Last week, New York’s ethics oversight system was once again in the spotlight, but not for something that it failed to do. Instead, it may have – and I emphasize may – taken a step toward improvement.
First some background. New York’s state ethics watchdog – the Joint Commission on Public Ethics – is on its way to the dustbin of history. JCOPE was the brainchild of former Governor Cuomo and former legislative leaders (and corrupt politicians) Dean Skelos and Sheldon Silver. JCOPE was not designed to be independent, in fact it was specifically set up to be under the thumbs of the governor and the legislative leaders.
This wasn’t the first time the governor and the legislative leaders set up ethics agencies that were under their direct control. However, like its predecessors, JCOPE failed and will close up shop in a few weeks and be replaced by a new agency, an 11-member Commission on Ethics and Lobbying in Government (CELIG).
The 11-member Commission will have its membership chosen by the governor and other members of Albany’s political leadership. But there is a twist.
Under the new law the new commissioners to CELIG must be vetted by the state’s fifteen law school deans. Under the new law establishing this process, the deans are responsible for reviewing the nominees of the governor, the attorney general, the comptroller and the four legislative leaders and can reject someone not found to have “undisputed honesty, integrity and character.”
Of course, those standards are vague and last week the deans released their interpretation of how they will define “honesty, integrity and character.” Their plan includes a background check for nominees — similar to those conducted by the State Police for high-level executive branch appointees — to ensure their “past personal and professional conduct reflects adherence to the highest ethical standards, and that their lived experience allows them to understand the range of perspectives needed to effectively serve as a member of an ethics commission that has broad oversight of a large and diverse public workforce.”
The deans’ vetting also is intended to ensure the nominees have demonstrated an ability to be impartial, independent, fair and able to “decide matters based solely on the law and facts presented.” The nominating process will include a seven-day public comment period for the elected officials’ proposed nominees.
The deans’ process has been applauded by advocates. If implemented consistently over time, this new process may enhance the independence of new commissioners to CELIG and make it harder for appointing authorities to manipulate the ethics oversight system.
Yet in politics those looking to advance their own interests are looking for “leverage.” Leverage is when a politician can identify a weakness in some institution or individual that can be used as a threat. A threat that can only be avoided if the “target” does what the politician wants.
In this case, the law school deans can be exploited. They all work for institutions that receive some form of public support – indeed two of them are government-run law schools – and all of them are involved in lobbying the government.

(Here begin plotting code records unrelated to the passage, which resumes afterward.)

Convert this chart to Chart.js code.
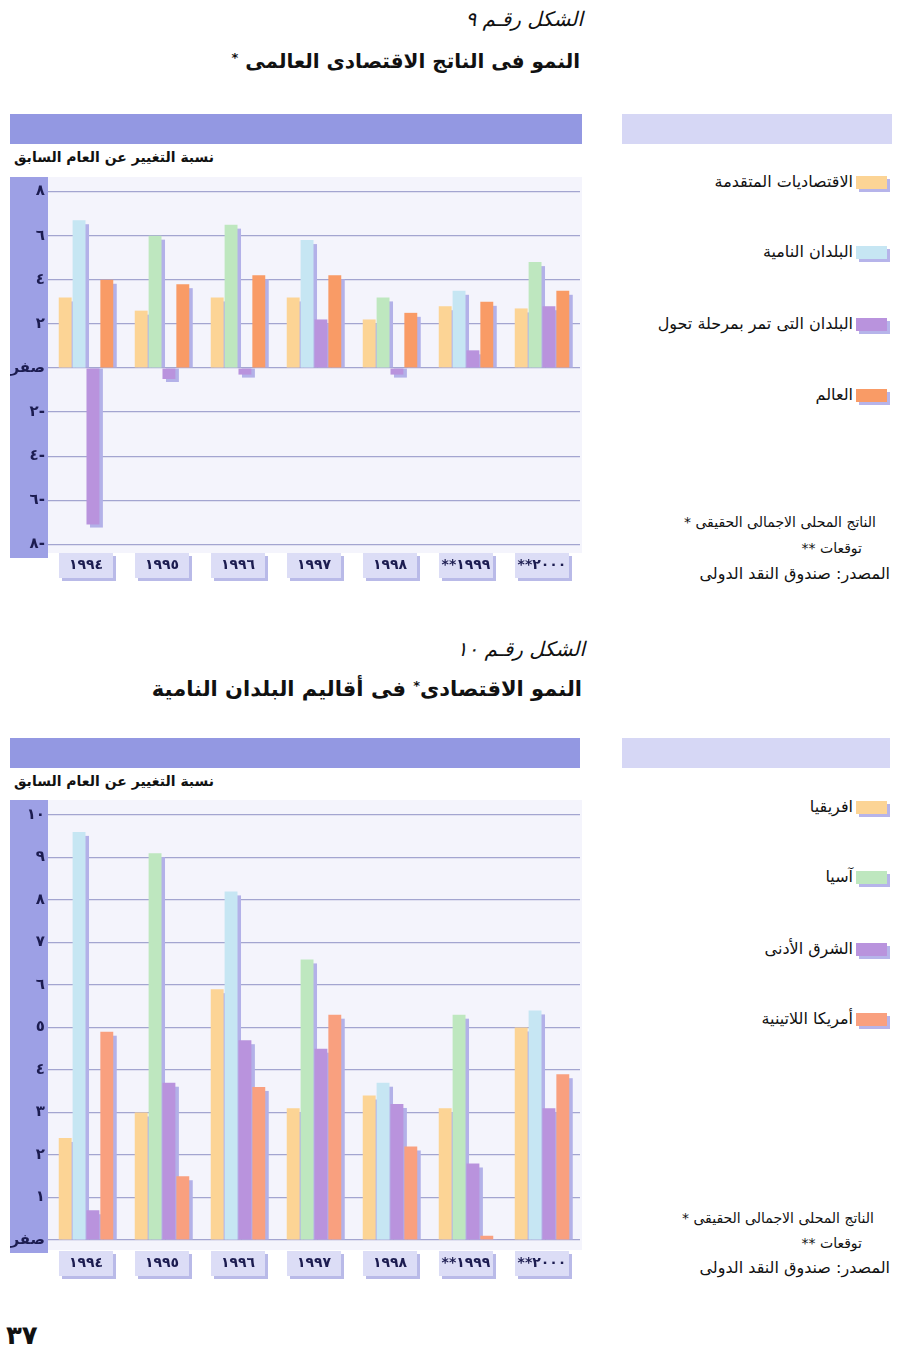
<!DOCTYPE html>
<html><head><meta charset="utf-8">
<script src="https://cdn.jsdelivr.net/npm/chart.js@4/dist/chart.umd.min.js"></script>
<style>
html,body{margin:0;padding:0;background:#fff;}
body{width:900px;height:1348px;position:relative;overflow:hidden;font-family:"DejaVu Sans",sans-serif;color:#111;}
.t{position:absolute;white-space:nowrap;direction:rtl;line-height:1;}
.band{position:absolute;height:30px;}
canvas{position:absolute;}
.sw{position:absolute;width:31px;height:13px;}
.sw:before{content:"";position:absolute;left:3px;top:3px;width:31px;height:13px;background:#B6B4EA;}
.sw span{position:absolute;left:0;top:0;width:31px;height:13px;}
</style></head><body>

<div class="t" style="right:317px;top:9px;font-size:20px;font-style:italic;">الشكل رقـم ٩</div>
<div class="t" style="right:320px;top:51px;font-size:20px;font-weight:bold;">النمو فى الناتج الاقتصادى العالمى <span style="font-size:13px;vertical-align:6px;">*</span></div>
<div class="band" style="left:10px;width:572px;top:114px;background:#9398E2;"></div>
<div class="band" style="left:622px;width:270px;top:114px;background:#D6D7F5;"></div>
<div class="t" style="left:14px;top:150px;font-size:14px;font-weight:bold;">نسبة التغيير عن العام السابق</div>
<canvas id="c1" width="578" height="425" style="left:10px;top:165px;"></canvas>
<div id="leg1"></div>
<div class="t" style="right:24px;top:515px;font-size:14px;">الناتج المحلى الاجمالى الحقيقى *</div>
<div class="t" style="right:38px;top:541px;font-size:14px;">توقعات **</div>
<div class="t" style="right:10px;top:566px;font-size:16px;">المصدر: صندوق النقد الدولى</div>

<div class="t" style="right:315px;top:639px;font-size:20px;font-style:italic;">الشكل رقـم ١٠</div>
<div class="t" style="right:318px;top:679px;font-size:21px;font-weight:bold;">النمو الاقتصادى<span style="font-size:13px;vertical-align:6px;">*</span> فى أقاليم البلدان النامية</div>
<div class="band" style="left:10px;width:570px;top:738px;background:#9398E2;"></div>
<div class="band" style="left:622px;width:268px;top:738px;background:#D6D7F5;"></div>
<div class="t" style="left:14px;top:774px;font-size:14px;font-weight:bold;">نسبة التغيير عن العام السابق</div>
<canvas id="c2" width="578" height="500" style="left:10px;top:788px;"></canvas>
<div id="leg2"></div>
<div class="t" style="right:26px;top:1211px;font-size:14px;">الناتج المحلى الاجمالى الحقيقى *</div>
<div class="t" style="right:38px;top:1236px;font-size:14px;">توقعات **</div>
<div class="t" style="right:10px;top:1260px;font-size:16px;">المصدر: صندوق النقد الدولى</div>

<div class="t" style="left:6px;top:1322px;font-size:26px;font-weight:bold;direction:ltr;">٣٧</div>

<script>
// ---------- DATA ----------
const years = ['١٩٩٤','١٩٩٥','١٩٩٦','١٩٩٧','١٩٩٨','**١٩٩٩','**٢٠٠٠'];

// Figure 9
const seriesNames9 = ['الاقتصاديات المتقدمة','البلدان النامية','البلدان التى تمر بمرحلة تحول','العالم'];
const advanced   = [3.2, 2.6, 3.2, 3.2, 2.2, 2.8, 2.7];
const developing = [6.7, 6.0, 6.5, 5.8, 3.2, 3.5, 4.8];
const transition = [-7.1, -0.5, -0.3, 2.2, -0.3, 0.8, 2.8];
const world      = [4.0, 3.8, 4.2, 4.2, 2.5, 3.0, 3.5];
const yTicks9 = [8, 6, 4, 2, 0, -2, -4, -6, -8];
const yTickLabels9 = ['٨','٦','٤','٢','صفر','٢-','٤-','٦-','٨-'];

// Figure 10
const seriesNames10 = ['افريقيا','آسيا','الشرق الأدنى','أمريكا اللاتينية'];
const africa       = [2.4, 3.0, 5.9, 3.1, 3.4, 3.1, 5.0];
const asia         = [9.6, 9.1, 8.2, 6.6, 3.7, 5.3, 5.4];
const middleEast   = [0.7, 3.7, 4.7, 4.5, 3.2, 1.8, 3.1];
const latinAmerica = [4.9, 1.5, 3.6, 5.3, 2.2, 0.1, 3.9];
const yTicks10 = [10, 9, 8, 7, 6, 5, 4, 3, 2, 1, 0];
const yTickLabels10 = ['١٠','٩','٨','٧','٦','٥','٤','٣','٢','١','صفر'];

// ---------- STYLE ----------
const BLUE = '#C6E6F3', GREEN = '#BEE7BF';
const colors9 = ['#FCD495', BLUE, '#B993DD', '#F99B66'];
const second9 = [BLUE, GREEN, GREEN, BLUE, GREEN, BLUE, GREEN];
const colors10 = ['#FCD495', GREEN, '#B993DD', '#F9A07F'];
const second10 = [BLUE, GREEN, BLUE, GREEN, BLUE, GREEN, BLUE];
const TICK = '#1c1c50';

const shadowPlugin = {
  id: 'barShadow',
  beforeDatasetsDraw(chart) {
    const ctx = chart.ctx;
    ctx.save();
    ctx.fillStyle = '#B3B1E8';
    chart.data.datasets.forEach((ds, i) => {
      chart.getDatasetMeta(i).data.forEach(bar => {
        const p = bar.getProps(['x', 'y', 'base', 'width'], true);
        const left = p.x - p.width / 2 + 3.5;
        if (p.y < p.base) ctx.fillRect(left, p.y + 4, p.width, p.base - p.y - 4);
        else ctx.fillRect(left, p.base, p.width, p.y - p.base + 3);
      });
    });
    ctx.restore();
  }
};

const framePlugin = {
  id: 'frame',
  beforeDraw(chart, args, o) {
    const ctx = chart.ctx, a = chart.chartArea;
    ctx.save();
    ctx.fillStyle = '#F4F4FC';
    ctx.fillRect(a.left, a.top, a.right - a.left + 2, a.bottom - a.top);
    ctx.fillStyle = '#9DA0E5';
    ctx.fillRect(0, a.top, a.left, a.bottom - a.top + o.stripExtra);
    const xs = chart.scales.x;
    xs.ticks.forEach((t, i) => {
      const cx = xs.getPixelForTick(i);
      const w = 54, h = 25, top = a.bottom + o.boxTop;
      ctx.fillStyle = '#B9BAE8';
      ctx.fillRect(cx - w / 2 + 3, top + 3, w, h);
      ctx.fillStyle = '#DCDDF6';
      ctx.fillRect(cx - w / 2, top, w, h);
    });
    ctx.restore();
  }
};

function makeChart(id, series, names, colors, second, ticks, tickLabels, yMin, yMax, xH, o) {
  const datasets = series.map((d, i) => ({
    label: names[i],
    data: d,
    backgroundColor: i === 1 ? second : colors[i],
    borderWidth: 0,
    categoryPercentage: 0.73,
    barPercentage: 0.93
  }));
  return new Chart(document.getElementById(id), {
    type: 'bar',
    data: { labels: years, datasets },
    plugins: [framePlugin, shadowPlugin],
    options: {
      responsive: false,
      animation: false,
      layout: { padding: { top: 12, right: 8, left: 0, bottom: 0 } },
      plugins: { legend: { display: false }, tooltip: { enabled: false }, frame: o },
      scales: {
        x: {
          grid: { display: false, drawTicks: false },
          border: { display: false },
          ticks: { color: TICK, font: { family: 'DejaVu Sans', size: 14, weight: 'bold' }, padding: o.xPad, maxRotation: 0 },
          afterFit(s) { s.height = xH; }
        },
        y: {
          min: yMin, max: yMax,
          afterBuildTicks(s) { s.ticks = ticks.map(v => ({ value: v })); },
          grid: { color: '#A3A5D0', lineWidth: 1.2, drawTicks: false },
          border: { display: false },
          ticks: {
            color: TICK, padding: 3,
            font: { family: 'DejaVu Sans', size: 15, weight: 'bold' },
            callback(v) { const k = ticks.indexOf(v); return k >= 0 ? tickLabels[k] : ''; }
          },
          afterFit(s) { s.width = 38; }
        }
      }
    }
  });
}

makeChart('c1', [advanced, developing, transition, world], seriesNames9, colors9, second9,
  yTicks9, yTickLabels9, -8.39, 8.66, 37, { stripExtra: 5, boxTop: 0, xPad: 4 });
makeChart('c2', [africa, asia, middleEast, latinAmerica], seriesNames10, colors10, second10,
  yTicks10, yTickLabels10, -0.235, 10.35, 38, { stripExtra: 3, boxTop: 1, xPad: 5 });

function legend(elId, names, colors, ys) {
  const el = document.getElementById(elId);
  names.forEach((n, i) => {
    const sw = document.createElement('div');
    sw.className = 'sw';
    sw.style.left = '856px';
    sw.style.top = (ys[i] - 7) + 'px';
    sw.innerHTML = '<span style="background:' + colors[i] + '"></span>';
    el.appendChild(sw);
    const t = document.createElement('div');
    t.className = 't';
    t.style.right = (900 - 853) + 'px';
    t.style.top = (ys[i] - 9) + 'px';
    t.style.fontSize = '16px';
    t.textContent = n;
    el.appendChild(t);
  });
}
legend('leg1', seriesNames9, colors9, [183, 253, 325, 396]);
legend('leg2', seriesNames10, colors10, [808, 878, 950, 1020]);
</script>
</body></html>
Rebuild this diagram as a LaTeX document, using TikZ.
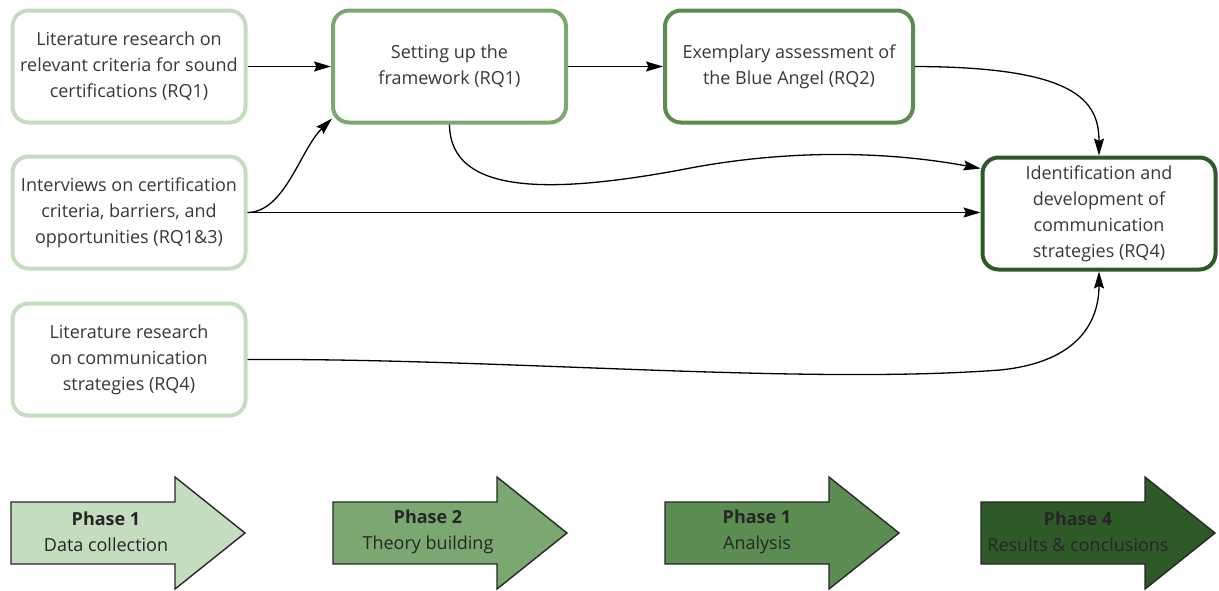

New York’s ethics watchdog not only monitors the behavior of the state workforce, it also monitors the lobbying industry. Thus, the law school deans represent institutions that rely on government for support and are subject to scrutiny by the state. In the hands of a power-crazed statewide elected official, for example, that leverage is obvious.
Right now, the deans have taken an important first step, but they do not control the outcome. The governor and the state’s political leadership still do. Previously, ethics commissioners were individuals of stature, but some viewed their responsibilities as looking out for the interests of the elected official who appointed them.
That’s how the former governor got a multi-million-dollar book deal approved and that’s how confidential investigations were leaked.
The deans’ first moves are good ones. The “rubber hits the road” when they choose to reject someone appointed by an elected official. Right now, the system relies on the honorable intent of those electeds. Whether that “honor system” holds up over time is anyone’s guess.
Honor systems tend to fail when leverage gets used by a malignant force. A better system is one that doesn’t rely on honor, but instead relies on an independent commission. Until that system is created, all New Yorkers can do is hope that a program based on good intentions can hold up.